Adriana Morlett Adriana Morlett Adriana Morlett

No puedo escribir una frase más hasta no teclear primero su nombre: Adriana Morlett. Adriana y yo crecimos, no azarosamente, en el mismo puerto: compartimos los mismos bisabuelos, acapulqueños ellos y acapulqueñas nosotras. Entusiastas, asistimos por muchos años a la misma clase de danza y nos encontrábamos en las tradicionales piñatas, en las anuales y monumentales posadas familiares, en uno que otro Año Nuevo. Hasta hace poco más de un año vivíamos, además, en la misma ciudad: ya no Acapulco sino la ciudad de México. Ella, más joven que yo, estudiaba arquitectura en la UNAM. Ella, se dice, tomó un taxi el 6 de septiembre de 2010 cerca de la Universidad. Es lo último que se supo de ella.

Cuando me enteré que Adriana había desaparecido, me entristecí profundamente. No había consuelo para nadie. A partir de entonces comenzó la búsqueda, la espera y el silencio. Una especie de luto: porque sabemos que en México las mujeres que desaparecen no regresan vivas.
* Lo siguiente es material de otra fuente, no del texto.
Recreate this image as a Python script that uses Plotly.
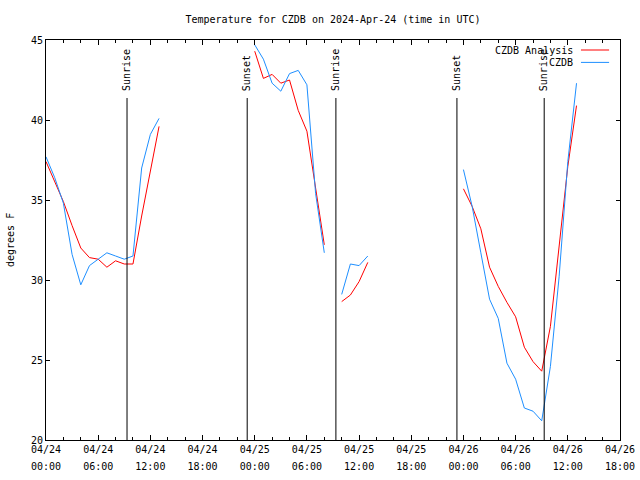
import plotly.graph_objects as go
import pandas as pd

# Hourly times from 2024-04-24 00:00 to 2024-04-26 13:00 (UTC)
times = pd.date_range("2024-04-24 00:00", "2024-04-26 13:00", freq="h")
N = None

analysis = [37.4, 36.2, 34.9, 33.4, 32.0, 31.4, 31.3, 30.8, 31.2, 31.0, 31.0, 34.0, 36.9, 39.6,
            N, N, N, N, N, N, N, N, N, N,
            44.3, 42.6, 42.85, 42.3, 42.5, 40.6, 39.3, 35.6, 32.2,
            N,
            28.65, 29.06, 29.9, 31.1,
            N, N, N, N, N, N, N, N, N, N,
            35.7, 34.6, 33.2, 30.8, 29.6, 28.6, 27.7, 25.8, 24.9, 24.3, 27.1, 32.1, 37.1, 40.9]

observed = [37.7, 36.4, 34.8, 31.6, 29.7, 30.9, 31.3, 31.7, 31.5, 31.3, 31.5, 37.0, 39.1, 40.1,
            N, N, N, N, N, N, N, N, N, N,
            44.7, 43.8, 42.3, 41.8, 42.9, 43.1, 42.2, 35.4, 31.7,
            N,
            29.1, 31.0, 30.9, 31.5,
            N, N, N, N, N, N, N, N, N, N,
            36.9, 34.6, 31.7, 28.8, 27.6, 24.8, 23.8, 22.0, 21.8, 21.2, 24.6, 30.2, 37.4, 42.3]

sun_times = ["2024-04-24 09:19", "2024-04-24 23:08", "2024-04-25 09:20",
             "2024-04-25 23:15", "2024-04-26 09:17"]
sun_labels = ["Sunrise", "Sunset", "Sunrise", "Sunset", "Sunrise"]

tick_vals = pd.date_range("2024-04-24 00:00", "2024-04-26 18:00", freq="6h")
tick_dates = [t.strftime("%m/%d") for t in tick_vals]
tick_hours = [t.strftime("%H:%M") for t in tick_vals]

series_names = ["CZDB Analysis", "CZDB"]
series_colors = ["#ff0000", "#1e8fff"]

FONT = "DejaVu Sans Mono"
XRANGE = ["2024-04-24 00:00", "2024-04-26 18:00"]

fig = go.Figure()
fig.add_trace(go.Scatter(x=times, y=analysis, mode="lines", name=series_names[0],
                         line=dict(color=series_colors[0], width=1), connectgaps=False,
                         showlegend=False, xaxis="x", yaxis="y"))
fig.add_trace(go.Scatter(x=times, y=observed, mode="lines", name=series_names[1],
                         line=dict(color=series_colors[1], width=1), connectgaps=False,
                         showlegend=False, xaxis="x2", yaxis="y"))

shapes = []
annotations = []
for t, lab in zip(sun_times, sun_labels):
    shapes.append(dict(type="line", xref="x", yref="paper", x0=t, x1=t, y0=0, y1=0.855,
                       line=dict(color="black", width=1)))
    annotations.append(dict(x=t, xref="x", y=0.8675, yref="paper", text=lab, textangle=-90,
                            showarrow=False, xanchor="center", yanchor="bottom",
                            font=dict(family=FONT, size=10, color="black")))

# manual legend (text right-aligned, sample on the right, gnuplot style)
leg_y = [0.975, 0.944]
for name, col, yy in zip(series_names, series_colors, leg_y):
    annotations.append(dict(x=0.921, xref="paper", y=yy, yref="paper", text=name,
                            showarrow=False, xanchor="right", yanchor="middle",
                            font=dict(family=FONT, size=10, color="black")))
    shapes.append(dict(type="line", xref="paper", yref="paper", x0=0.932, x1=0.981,
                       y0=yy, y1=yy, line=dict(color=col, width=1)))

annotations.append(dict(x=-0.0627, xref="paper", y=0.5, yref="paper", text="degrees F",
                        textangle=-90, showarrow=False, xanchor="center", yanchor="middle",
                        font=dict(family=FONT, size=10, color="black")))

fig.update_layout(
    width=640, height=480,
    margin=dict(l=46, r=20, t=40, b=40, autoexpand=False),
    plot_bgcolor="white", paper_bgcolor="white",
    font=dict(family=FONT, size=10, color="black"),
    title=dict(text="Temperature for CZDB on 2024-Apr-24 (time in UTC)", x=0.5, xref="paper",
               xanchor="center", y=1 - 19 / 480, yanchor="middle",
               font=dict(family=FONT, size=10, color="black")),
    shapes=shapes, annotations=annotations,
    showlegend=False,
    xaxis=dict(range=XRANGE, type="date", tickvals=list(tick_vals), ticktext=tick_dates,
               ticks="inside", ticklen=5, tickcolor="black",
               showline=True, linecolor="black", linewidth=1, mirror="ticks",
               showgrid=False, zeroline=False, automargin=False,
               minor=dict(dtick=2 * 3600 * 1000, ticks="inside", ticklen=3,
                          tickcolor="black", showgrid=False),
               tickfont=dict(family=FONT, size=10, color="black")),
    xaxis2=dict(range=XRANGE, type="date", overlaying="x", matches="x", side="bottom",
                anchor="y", tickvals=list(tick_vals), ticktext=tick_hours,
                ticks="", showline=False, showgrid=False, zeroline=False,
                automargin=False, ticklabelstandoff=19,
                tickfont=dict(family=FONT, size=10, color="black")),
    yaxis=dict(range=[20, 45], dtick=5, ticks="inside", ticklen=4, tickcolor="black",
               showline=True, linecolor="black", linewidth=1, mirror="ticks",
               showgrid=False, zeroline=False, automargin=False,
               tickfont=dict(family=FONT, size=10, color="black")),
)

fig.write_html("out.html")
Hay otros países donde la gente sigue contemplando la posibilidad de que sus seres queridos se vayan “mientras duermen”: no en México.

 

Nos tranquiliza saber la causa del fallecimiento de nuestros muertos, el lugar y la hora; nos gusta llenarnos de datos ante el vacío y la tristeza. En algunas sociedades la muerte es acompañada con canapés, anécdotas, hasta emotivos discursos: no en México.

 

Ayer nos topamos con la noticia mientras revisábamos el periódico: los restos que se encontraron el 17 de diciembre de 2010 en la carretera México-Ajusco corresponden, efectivamente, a los de Adriana Morlett, a los de Adrianita, mi prima.

¿Cómo murió?

¿Dónde?

¿Cuándo?

¿Quiénes?

Silencio, vacío.

Espero algún día poder hacerme otras preguntas.